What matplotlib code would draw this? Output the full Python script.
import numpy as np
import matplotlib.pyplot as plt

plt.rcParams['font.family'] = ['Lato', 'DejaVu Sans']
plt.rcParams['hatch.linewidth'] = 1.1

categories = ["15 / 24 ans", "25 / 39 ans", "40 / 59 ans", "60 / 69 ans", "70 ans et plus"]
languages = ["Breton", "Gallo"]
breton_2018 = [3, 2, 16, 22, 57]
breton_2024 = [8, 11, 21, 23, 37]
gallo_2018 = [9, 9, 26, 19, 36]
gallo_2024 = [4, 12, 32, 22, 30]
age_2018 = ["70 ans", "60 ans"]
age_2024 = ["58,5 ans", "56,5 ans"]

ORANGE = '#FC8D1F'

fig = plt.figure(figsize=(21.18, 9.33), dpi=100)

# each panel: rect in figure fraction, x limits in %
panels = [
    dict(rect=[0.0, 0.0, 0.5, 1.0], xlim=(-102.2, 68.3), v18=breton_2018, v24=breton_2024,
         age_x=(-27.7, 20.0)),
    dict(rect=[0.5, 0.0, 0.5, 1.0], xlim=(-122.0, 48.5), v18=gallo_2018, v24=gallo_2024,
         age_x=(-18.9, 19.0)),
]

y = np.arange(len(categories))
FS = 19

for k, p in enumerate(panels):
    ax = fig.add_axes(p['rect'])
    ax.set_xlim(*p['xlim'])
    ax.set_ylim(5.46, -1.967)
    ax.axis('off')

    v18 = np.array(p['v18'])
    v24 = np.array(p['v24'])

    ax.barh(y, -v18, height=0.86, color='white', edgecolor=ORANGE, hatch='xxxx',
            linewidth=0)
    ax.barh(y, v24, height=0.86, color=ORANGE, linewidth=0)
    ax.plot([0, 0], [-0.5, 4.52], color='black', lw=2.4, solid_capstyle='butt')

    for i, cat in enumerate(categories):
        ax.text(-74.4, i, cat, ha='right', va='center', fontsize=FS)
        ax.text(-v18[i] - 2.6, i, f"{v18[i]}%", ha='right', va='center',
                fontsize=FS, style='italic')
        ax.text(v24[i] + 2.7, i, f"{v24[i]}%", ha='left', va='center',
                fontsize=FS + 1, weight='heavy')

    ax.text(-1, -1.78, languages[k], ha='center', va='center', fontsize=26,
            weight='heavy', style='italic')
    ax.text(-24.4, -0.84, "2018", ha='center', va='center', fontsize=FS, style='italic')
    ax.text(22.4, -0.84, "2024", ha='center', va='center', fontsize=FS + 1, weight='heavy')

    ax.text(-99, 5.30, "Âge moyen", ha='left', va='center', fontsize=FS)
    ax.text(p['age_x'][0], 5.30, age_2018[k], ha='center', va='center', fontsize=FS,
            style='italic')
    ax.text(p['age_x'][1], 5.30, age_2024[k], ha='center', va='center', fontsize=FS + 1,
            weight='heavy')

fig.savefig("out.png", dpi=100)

---

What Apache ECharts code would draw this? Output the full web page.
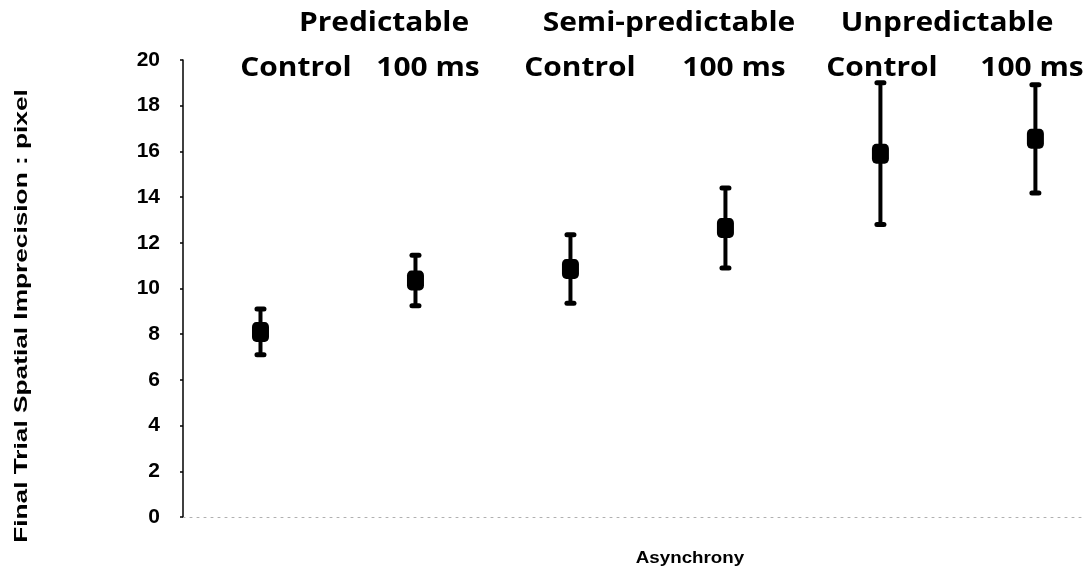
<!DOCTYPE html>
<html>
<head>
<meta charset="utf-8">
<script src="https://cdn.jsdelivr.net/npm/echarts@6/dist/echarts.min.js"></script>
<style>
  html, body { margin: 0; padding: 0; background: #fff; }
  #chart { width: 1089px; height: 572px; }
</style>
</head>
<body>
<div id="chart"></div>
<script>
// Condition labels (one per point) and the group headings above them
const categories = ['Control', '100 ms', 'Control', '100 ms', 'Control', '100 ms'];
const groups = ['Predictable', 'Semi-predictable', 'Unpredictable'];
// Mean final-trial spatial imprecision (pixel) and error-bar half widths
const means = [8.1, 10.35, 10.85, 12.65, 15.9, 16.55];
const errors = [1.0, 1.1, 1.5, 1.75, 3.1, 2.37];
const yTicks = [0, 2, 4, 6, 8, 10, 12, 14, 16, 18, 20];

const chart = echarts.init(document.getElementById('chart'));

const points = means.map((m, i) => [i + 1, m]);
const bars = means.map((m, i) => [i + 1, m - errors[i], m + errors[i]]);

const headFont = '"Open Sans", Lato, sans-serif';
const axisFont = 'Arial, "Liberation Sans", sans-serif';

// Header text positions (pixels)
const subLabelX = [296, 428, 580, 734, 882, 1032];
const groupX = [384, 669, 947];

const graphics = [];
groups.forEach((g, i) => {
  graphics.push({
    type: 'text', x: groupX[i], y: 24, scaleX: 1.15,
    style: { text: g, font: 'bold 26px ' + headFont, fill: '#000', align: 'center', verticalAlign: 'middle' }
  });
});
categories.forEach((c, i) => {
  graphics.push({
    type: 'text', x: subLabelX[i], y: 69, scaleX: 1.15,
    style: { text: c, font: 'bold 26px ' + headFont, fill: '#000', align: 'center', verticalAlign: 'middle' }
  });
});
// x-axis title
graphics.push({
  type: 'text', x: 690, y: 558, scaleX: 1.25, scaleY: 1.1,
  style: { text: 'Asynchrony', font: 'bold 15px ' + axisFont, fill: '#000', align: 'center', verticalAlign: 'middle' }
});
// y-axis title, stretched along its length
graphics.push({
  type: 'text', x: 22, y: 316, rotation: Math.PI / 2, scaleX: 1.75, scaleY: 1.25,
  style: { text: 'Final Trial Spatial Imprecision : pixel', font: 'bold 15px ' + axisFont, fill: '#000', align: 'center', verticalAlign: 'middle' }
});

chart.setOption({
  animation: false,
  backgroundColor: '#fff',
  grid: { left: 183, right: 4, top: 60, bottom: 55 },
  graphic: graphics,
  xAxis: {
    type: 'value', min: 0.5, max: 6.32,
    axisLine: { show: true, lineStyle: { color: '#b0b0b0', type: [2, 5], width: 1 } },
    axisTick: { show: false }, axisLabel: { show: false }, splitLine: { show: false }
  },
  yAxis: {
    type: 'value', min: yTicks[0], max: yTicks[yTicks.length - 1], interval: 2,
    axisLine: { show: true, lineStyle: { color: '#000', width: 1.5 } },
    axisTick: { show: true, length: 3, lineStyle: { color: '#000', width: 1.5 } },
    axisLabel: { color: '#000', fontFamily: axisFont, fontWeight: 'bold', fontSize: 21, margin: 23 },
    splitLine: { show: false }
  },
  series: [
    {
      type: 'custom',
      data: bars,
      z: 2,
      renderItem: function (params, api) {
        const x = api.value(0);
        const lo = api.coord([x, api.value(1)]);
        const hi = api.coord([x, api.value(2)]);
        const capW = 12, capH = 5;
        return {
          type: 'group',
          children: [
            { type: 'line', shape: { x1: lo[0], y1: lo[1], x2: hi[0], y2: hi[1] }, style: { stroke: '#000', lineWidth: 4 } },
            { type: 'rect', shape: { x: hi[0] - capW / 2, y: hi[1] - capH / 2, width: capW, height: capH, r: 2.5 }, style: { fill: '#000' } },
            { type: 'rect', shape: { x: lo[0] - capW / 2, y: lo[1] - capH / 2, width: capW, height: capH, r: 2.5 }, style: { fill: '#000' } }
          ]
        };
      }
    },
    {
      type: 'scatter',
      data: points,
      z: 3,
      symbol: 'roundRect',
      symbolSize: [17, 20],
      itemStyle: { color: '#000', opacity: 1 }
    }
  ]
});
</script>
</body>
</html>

▶ **Exercise**: Everything from the line containing "What matplotlib code" down to the line containing "plt.rcParams['hatch.linewidth'] = 1.1" should be repeated exactly, with both end lines kept and no other lines added.

▶ **Exercise response**:
What matplotlib code would draw this? Output the full Python script.
import numpy as np
import matplotlib.pyplot as plt

plt.rcParams['font.family'] = ['Lato', 'DejaVu Sans']
plt.rcParams['hatch.linewidth'] = 1.1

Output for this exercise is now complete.